Pairing is not only helpful in understanding the codebase, of course. It exposes you to many knowledge resources and enables quick feedback. It also gives you information about how your colleagues work. While pairing with a team member, you get to see how they think, how they write code, their standards, and how they communicate. That's why I think pairing is probably the best way of speeding up your onboarding.
There are a lot of people having imposter syndrome in the first weeks of their new job. That will not sound helpful, but you shouldn't feel like an imposter! It would be best if you were confident of your skills and the company's skill in evaluating you and offering you the role. The first couple of weeks in a new company or position is really taught, and your brain will need some time to digest all the information you tried to consume, so please get your time! The last thing you want is to burn out in the first few weeks of joining a team.
Don't compare yourself with others; don't do overtime to speed up because that will hit you later.

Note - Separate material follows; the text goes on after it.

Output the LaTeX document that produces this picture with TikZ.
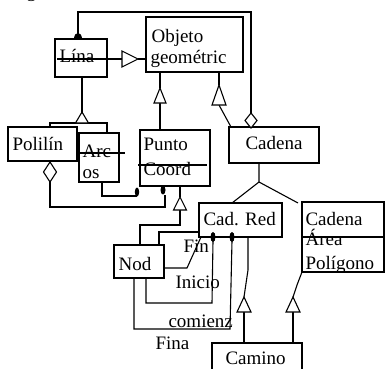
\documentclass[tikz,border=0pt]{standalone}
\usepackage{fontspec}
\setmainfont{Liberation Serif}
\begin{document}
\begin{tikzpicture}[x=1pt,y=-1pt,line width=1.1pt,
  box/.style={draw, anchor=north west, inner sep=0pt, outer sep=0pt},
  txt/.style={anchor=base west, inner sep=0pt, font=\fontsize{19}{21}\selectfont},
  hollow/.style={draw, fill=white, line width=1.1pt},
  blob/.style={fill=black}]
\useasboundingbox (0,0) rectangle (385,368);
\clip (0,0) rectangle (385,368);

% caption fragment above the figure
\node[txt] (cap) at (26,-3) {g};

% classes
\node[box, minimum width=52pt, minimum height=38pt] (linea) at (55,39) {};
\node[box, minimum width=97pt, minimum height=55pt] (objeto) at (146,17) {};
\node[box, minimum width=69pt, minimum height=34pt] (polil) at (8,127) {};
\node[box, minimum width=40pt, minimum height=49pt] (arcos) at (79,133) {};
\node[box, minimum width=70pt, minimum height=56pt] (punto) at (140,130) {};
\node[box, minimum width=90pt, minimum height=36pt] (cadena) at (229,127) {};
\node[box, minimum width=83pt, minimum height=34pt] (cadred) at (199,203) {};
\node[box, minimum width=82pt, minimum height=70pt] (cadarea) at (302,202) {};
\node[box, minimum width=50pt, minimum height=33pt] (nodo) at (114,245) {};
\node[box, minimum width=90pt, minimum height=40pt] (camino) at (212,343) {};

% class names
\node[txt] (tobj1) at (151,42) {Objeto};
\node[txt] (tobj2) at (150,63) {geométric};
\node[txt] (tlin) at (59,62) {Lína};
\node[txt] (tpol) at (12,150) {Polilín};
\node[txt] (tarc1) at (82,157) {Arc};
\node[txt] (tarc2) at (82,178) {os};
\node[txt] (tpun1) at (143,150) {Punto};
\node[txt] (tpun2) at (143,175) {Coord};
\node[txt] (tcad) at (245,149) {Cadena};
\node[txt] (tred) at (203,225) {Cad. Red};
\node[txt] (tare1) at (305,225) {Cadena};
\node[txt] (tare2) at (305,245) {Área};
\begin{scope}
  \clip (302,237) rectangle (384,271);
  \node[txt] (tare3) at (305,269) {Polígono};
\end{scope}
\node[txt] (tnod) at (118,270) {Nod};
\node[txt] (tcam) at (225,364) {Camino};

% role names
\node[txt] (rfin) at (183,252) {Fin};
\node[txt] (rini) at (175,288) {Inicio};
\node[txt] (rcom) at (168,327) {comienz};
\node[txt] (rfina) at (155,349) {Fina};

% compartment lines
\draw (57,59) -- (122,59);
\draw (79,153) -- (125,153);
\draw (138,165) -- (207,165);
\draw (cadarea.west |- 0,237) -- (cadarea.east |- 0,237);

% named points
\coordinate (tA) at (138,59);
\coordinate (tB) at (160,88);
\coordinate (tC) at (219,85);
\coordinate (tD) at (82,112);
\coordinate (tE) at (180,197);
\coordinate (tF) at (244,297);
\coordinate (tG) at (293,297);

% Linea -> Objeto
\draw (tA) -- (objeto.west |- tA);
\draw[hollow] (tA) -- (122,51) -- (122,67) -- cycle;
% Punto -> Objeto
\draw (tB) -- (160,72);
\draw (160,103) -- (punto.north -| 160,0);
\draw[hollow] (tB) -- (154,103) -- (166,103) -- cycle;
% Cadena -> Objeto
\draw (tC) -- (219,72);
\draw (219,105) -- (231,127);
\draw[hollow] (tC) -- (212,105) -- (226,105) -- cycle;
% Polilinea, Arcos -> Linea
\draw (82,77) -- (tD);
\draw (polil.north -| 50,0) -- (50,123) -- (107,123) -- (arcos.north -| 107,0);
\draw[hollow] (tD) -- (75.5,123) -- (88.5,123) -- cycle;
% Cadena Red, Cadena Area -> Cadena
\draw (cadena.south -| 259,0) -- (259,182) -- (232,203);
\draw (259,182) -- (298,203);
% Nodo -> Punto
\draw (180,186) -- (tE);
\draw (180,210) -- (180,225) -- (140,225) -- (nodo.north -| 140,0);
\draw[hollow] (tE) -- (173.5,210) -- (186.5,210) -- cycle;
% Camino -> Cad. Red
\draw (camino.north -| 244,0) -- (244,312);
\draw (tF) -- (248,270) -- (248,237);
\draw[hollow] (tF) -- (237,312) -- (251,312) -- cycle;
% Camino -> Cadena Area
\draw (camino.north -| 293,0) -- (293,312);
\draw (tG) -- (297,285) -- (302,272);
\draw[hollow] (tG) -- (286,312) -- (300,312) -- cycle;

% Linea aggregated in Cadena
\draw (78,36) -- (78,12) -- (251,12) -- (251,113);
\fill[blob] (74,39) .. controls (74,31) and (82,31) .. (82,39) -- cycle;
\draw[hollow] (251,113) -- (257,120.5) -- (251,128) -- (245,120.5) -- cycle;
% Polilinea - Punto
\draw (50,182) -- (50,207) -- (165,207) -- (165,195);
\draw[hollow] (50,162) -- (56.5,172) -- (50,182) -- (43.5,172) -- cycle;
\fill[blob] (163,190) ellipse [x radius=2.5pt, y radius=4.5pt];
% Arcos - Punto
\draw (arcos.south -| 102,0) -- (102,196) -- (137,196);
\fill[blob] (137,192) ellipse [x radius=2.2pt, y radius=4.5pt];
% Nodo - Cad. Red
\draw (159,245) -- (159,232) -- (cadred.west |- 0,232);
\draw (164,268) -- (187,268) -- (201,237);
\draw (146,278) -- (146,303) -- (212,303) -- (213,241);
\draw (134,278) -- (134,329) -- (230,329) -- (232,241);
\fill[blob] (213,237) ellipse [x radius=2.5pt, y radius=5pt];
\fill[blob] (232,237) ellipse [x radius=2.5pt, y radius=5pt];
\end{tikzpicture}
\end{document}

It's easy to get overwhelmed initially, especially if the system is big and complex. Try to manage your energy and time efficiently, and don't stress when you will start contributing. As long as you are doing your best, then there is no reason not to feel confident.
Dive to unknowns ⁉️
If it's not for pairing, then doing things you don't know is probably the best way to learn. It is expected that
when you join a new team, there will be a lot of unknowns in many domains, code, process, communication, structure, values,
and the list goes on and on.
Don't be afraid to ask questions! In life, you are the only one responsible for what you
know and what you want to learn. This should apply within your role in your new team. You are responsible for what you
what to learn, so go ahead and ask!
Also another piece of advice is
don't be afraid of taking ownership of things that might seem difficult. Good teams will
embrace you to do this and will help you achieve the goal. Pushing yourself in difficult situations will give you a lot
of resources for knowledge. If you are stuck in such a task, communicate it with your team and ask for help. This is
what a team is for, to cover each other and help each other so that they can all be more robust and achieve great things.
Keep notes 📝
Notes are an essential tool at the beginning of your new role. There will be a lot of unknown terminologies, tools, domain concepts, etc. It's good to keep a log of all your questions and unknowns. The faster you resolve this, the quicker you will be able to understand more and eventually get up on your feet. It's an excellent technique to keep notes from meetings at the beginning where you probably don't understand everything and then discuss it with your manager or a colleague. Hopefully, you are meeting with your manager regularly; maybe you have a 1-1 weekly so that could be a good opportunity to ask questions or some guidance for the next steps forward.
Final thoughts 💭
Time helps people adapt to a new role and workplace the most. It is hard in the beginning, especially at that point when you realize how much you don't know and need to learn. However, take stock of your skills, strengths, and experience. You were selected for the position because people believe in your ability to be effective in your role. You can do this!
It would be great if every organization had a robust onboarding program, but not all do. By demonstrating initiative, you can quickly add value and integrate into your role by reaching out, asking for advice, delivering small wins, and being patient.